Hey.  At least I know he’s the only one laughing at my mistake, because no one else was listening.  At least I stopped him getting off the bus at the wrong place.

The Great Tweezer Adventure

A few months ago, I lost my tweezers. Now if I just used tweezers for first aid like pulling splinters out of my flesh, I would have continued on with life. Thankfully, many Korean women think full eyebrows are better, and I’ve often seen them drawing them on thicker. But alas, losing my tweezers meant losing control over my sporadic chin hairs. I searched my tiny apartment for awhile. After all, I knew I hadn’t taken them outside! They were there somewhere, which somehow made the situation even more desperate.
I went to the local emart prepared to buy tweezers, but totally unprepared for finding them. I began wandering around the toiletries area. Next to the razors? Toothbrushes? Lotion? What is the baby shampoo doing next to the family planning stuff? Ooohhh…
I tried not to make eye contact with any of the employees. I’d experienced aggressive saleswomen at this store before, and my mission to pull hairs out of places where some Asian men don’t even grow hair was something I didn’t really want help with. But as I was turning the corner from Shampoo to see what was on the other side, I ran smack into a smiling woman with the yellow and gray emart vest on. Her eye level was also my eye level, so naturally our gaze connected and I knew I was in trouble. She offered me help. And she never stopped smiling.
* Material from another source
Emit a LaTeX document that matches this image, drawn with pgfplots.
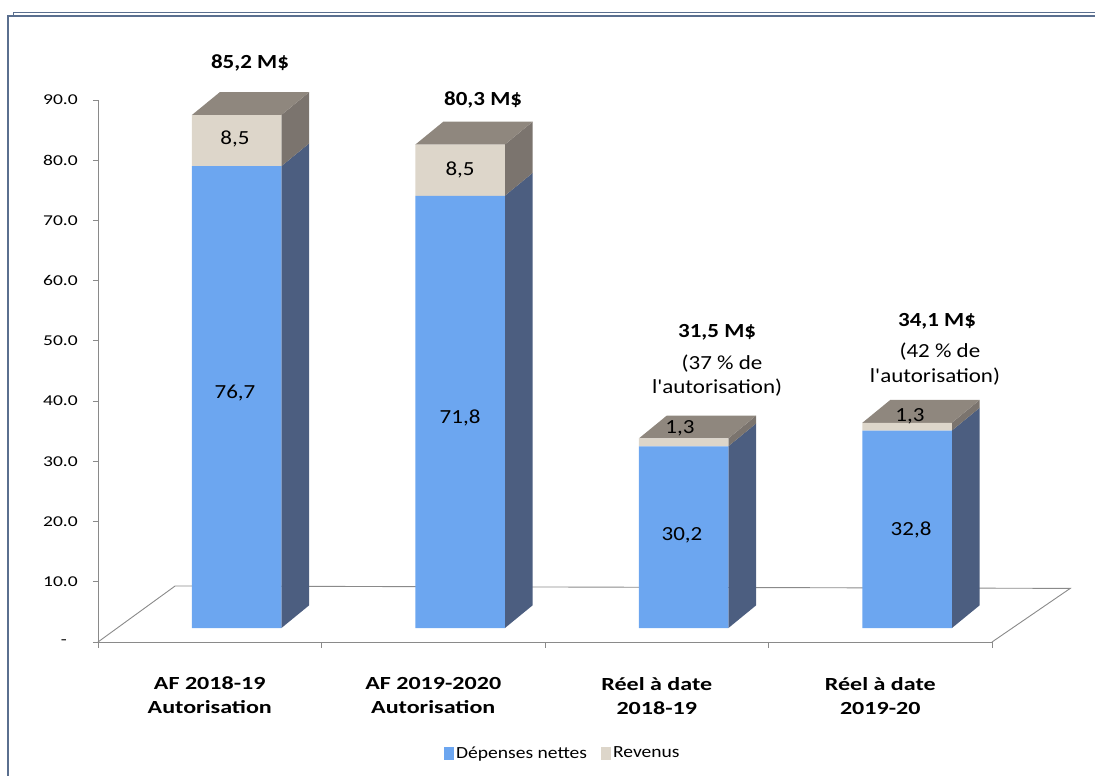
\documentclass[border=0pt]{standalone}
\usepackage{pgfplots}
\pgfplotsset{compat=1.18}
\usepackage{fontspec}
\setmainfont{Carlito}[FakeStretch=1.15]
\newfontfamily\widefont{Carlito}[FakeStretch=1.3]
\newfontfamily\quotefont{Carlito}[FakeStretch=1.15, Ligatures=ResetAll]
\definecolor{frontblue}{HTML}{6CA6F0}
\definecolor{sideblue}{HTML}{4C5E80}
\definecolor{frontbeige}{HTML}{DDD6CA}
\definecolor{sidebeige}{HTML}{7B746E}
\definecolor{topgray}{HTML}{8F877E}
\definecolor{framecol}{HTML}{5A6F8F}
\definecolor{axisgray}{HTML}{8A8A8A}
\newcommand{\vf}{\fontsize{20}{22}\selectfont}
\newcommand{\apos}{{\quotefont'}}
\begin{document}
\begin{tikzpicture}
\pgfplotsset{
  base/.style={
    at={(0pt,0pt)}, anchor=south west,
    scale only axis, width=894pt, height=542pt,
    xmin=0, xmax=4, ymin=0, ymax=90, clip=false,
  }
}
% axis 1: floor, axes, ticks, side and top faces
\begin{axis}[base,
  axis lines*=left,
  axis line style={axisgray, line width=0.9pt},
  tick align=outside,
  ytick={0,10,...,90},
  yticklabels={{-\hspace*{11pt}},10.0,20.0,30.0,40.0,50.0,60.0,70.0,80.0,90.0},
  major tick length=5pt, minor tick length=6pt,
  tick style={axisgray, line width=0.8pt},
  yticklabel style={font=\fontsize{15}{17}\selectfont\widefont, inner sep=0pt, xshift=-15pt},
  xtick={0.5,1.5,2.5,3.5},
  major x tick style={draw=none},
  minor xtick={0,1,2,3,4},
  xticklabels={{AF 2018-19\\Autorisation},{AF 2019-2020\\Autorisation},{Réel à date\\2018-19},{Réel à date\\2019-20}},
  xticklabel style={font=\fontsize{18.5}{24}\selectfont\widefont\bfseries, align=center, inner sep=0pt, yshift=-30pt},
]
% floor
\addplot[draw=axisgray, line width=0.9pt, forget plot] coordinates {(0,0) (0.345,9.3) (4.35,8.9) (4.0,0)};
% bar 1
\addplot[fill=sideblue, draw=none, forget plot] coordinates {(0.82,2.3) (0.945,6.1) (0.945,82.8) (0.82,79.0)};
\addplot[fill=sidebeige, draw=none, forget plot] coordinates {(0.82,79.0) (0.945,82.8) (0.945,91.3) (0.82,87.5)};
\addplot[fill=topgray, draw=none, forget plot] coordinates {(0.42,87.5) (0.82,87.5) (0.945,91.3) (0.545,91.3)};
% bar 2
\addplot[fill=sideblue, draw=none, forget plot] coordinates {(1.82,2.3) (1.945,6.1) (1.945,77.9) (1.82,74.1)};
\addplot[fill=sidebeige, draw=none, forget plot] coordinates {(1.82,74.1) (1.945,77.9) (1.945,86.4) (1.82,82.6)};
\addplot[fill=topgray, draw=none, forget plot] coordinates {(1.42,82.6) (1.82,82.6) (1.945,86.4) (1.545,86.4)};
% bar 3
\addplot[fill=sideblue, draw=none, forget plot] coordinates {(2.82,2.3) (2.945,6.1) (2.945,36.3) (2.82,32.5)};
\addplot[fill=sidebeige, draw=none, forget plot] coordinates {(2.82,32.5) (2.945,36.3) (2.945,37.6) (2.82,33.8)};
\addplot[fill=topgray, draw=none, forget plot] coordinates {(2.42,33.8) (2.82,33.8) (2.945,37.6) (2.545,37.6)};
% bar 4
\addplot[fill=sideblue, draw=none, forget plot] coordinates {(3.82,2.3) (3.945,6.1) (3.945,38.9) (3.82,35.1)};
\addplot[fill=sidebeige, draw=none, forget plot] coordinates {(3.82,35.1) (3.945,38.9) (3.945,40.2) (3.82,36.4)};
\addplot[fill=topgray, draw=none, forget plot] coordinates {(3.42,36.4) (3.82,36.4) (3.945,40.2) (3.545,40.2)};
\end{axis}
% axis 2: front faces (stacked bars), legend
\begin{axis}[base, hide axis,
  ybar stacked, bar width=0.4, bar shift=0.12,
  legend style={at={(0.52,-0.205)}, anchor=center, draw=none, fill=none,
    legend columns=2, font=\fontsize{17}{19}\selectfont,
    /tikz/every even column/.append style={column sep=12pt}},
]
\addplot[fill=white, fill opacity=0, draw=none, forget plot] coordinates {(0.5,2.3) (1.5,2.3) (2.5,2.3) (3.5,2.3)};
\addplot[fill=frontblue, draw=none,
  legend image code/.code={\fill[frontblue] (0pt,-6.5pt) rectangle (10pt,6.5pt);}]
  coordinates {(0.5,76.7) (1.5,71.8) (2.5,30.2) (3.5,32.8)};
\addplot[fill=frontbeige, draw=none,
  legend image code/.code={\fill[frontbeige] (0pt,-6.5pt) rectangle (10pt,6.5pt);}]
  coordinates {(0.5,8.5) (1.5,8.5) (2.5,1.3) (3.5,1.3)};
\legend{Dépenses nettes, Revenus}
\end{axis}
% axis 3: labels on top
\begin{axis}[base, hide axis]
\node[font=\vf] at (axis cs:0.613,41.3) {76,7};
\node[font=\vf] at (axis cs:1.620,37.2) {71,8};
\node[font=\vf] at (axis cs:2.613,17.8) {30,2};
\node[font=\vf] at (axis cs:3.638,18.6) {32,8};
\node[font=\vf] at (axis cs:0.613,83.5) {8,5};
\node[font=\vf] at (axis cs:1.620,78.4) {8,5};
\node[font=\vf] at (axis cs:2.604,35.5) {1,3};
\node[font=\vf] at (axis cs:3.633,37.4) {1,3};
\node[font=\vf\bfseries] at (axis cs:0.680,96.1) {85,2 M\$};
\node[font=\vf\bfseries] at (axis cs:1.723,90.0) {80,3 M\$};
\node[font=\vf\bfseries] at (axis cs:2.770,51.5) {31,5 M\$};
\node[font=\vf] at (axis cs:2.792,46.3) {(37 \% de};
\node[font=\vf] at (axis cs:2.770,42.2) {l\apos autorisation)};
\node[font=\vf\bfseries] at (axis cs:3.754,53.3) {34,1 M\$};
\node[font=\vf] at (axis cs:3.767,48.2) {(42 \% de};
\node[font=\vf] at (axis cs:3.745,44.0) {l\apos autorisation)};
\end{axis}
\draw[framecol, line width=1.2pt] (-90pt,-140pt) -- (-90pt,626pt) -- (1000pt,626pt);
\draw[framecol, line width=0.8pt] (-85pt,626pt) -- (-85pt,630pt) -- (1000pt,630pt);
\pgfresetboundingbox
\path[use as bounding box] (-98pt,-134pt) rectangle (997pt,642pt);
\end{tikzpicture}
\end{document}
At first, I tried to think if I knew the Korean word for tweezers. I didn’t. And I stood there opening and closing my mouth like a fish as I explored the literary possibilities floating through my brain. Banishing the idea of using her native language, I began to act out what I needed to communicate to the saleswoman. Blessed with long arm hairs, I used them as an example. I took my first finger and thumb, and put them together to look like tweezers. Then I mimed pulling those blessings out of my arm. Her smiling face showed no recognition. So I moved to my chin. In my desperation to get my point across, my brain had thrown all possibilities of embarrassment out of the equation. The saleswoman’s smile was starting to slide off like a cartoon transition moment, and I began to panic. Since she was so nice and friendly I really didn’t want her to feel like she’d failed. And I didn’t want her to involve any more salesfriends to try to understand me. So I moved my tweezer hand to my eyebrows. Finally, a little light came on in the back of her eyes, and she began excitedly speaking words I wasn’t sure of, but assumed she was asking me if I was looking for tweezers? Yes, I said blindly, as I often do when I only understand a few words. She started off faster than any person my height should be able to walk, and I ran after her. I never would have found tweezers on my own since she led me to a countertop turntable at one of the specialized makeup counters. Definitely not my comfortable shopping area. But there they were, $4 tweezers. I snatched them from her hand, made a little head nod and said thank you, and headed for the checkout, even though I hadn’t yet visited the grocery department. I consoled myself with my empty fridge but forgave myself since I’d seen enough shopping stress already that day. A week later my old tweezers resurfaced exactly where they should have been all along.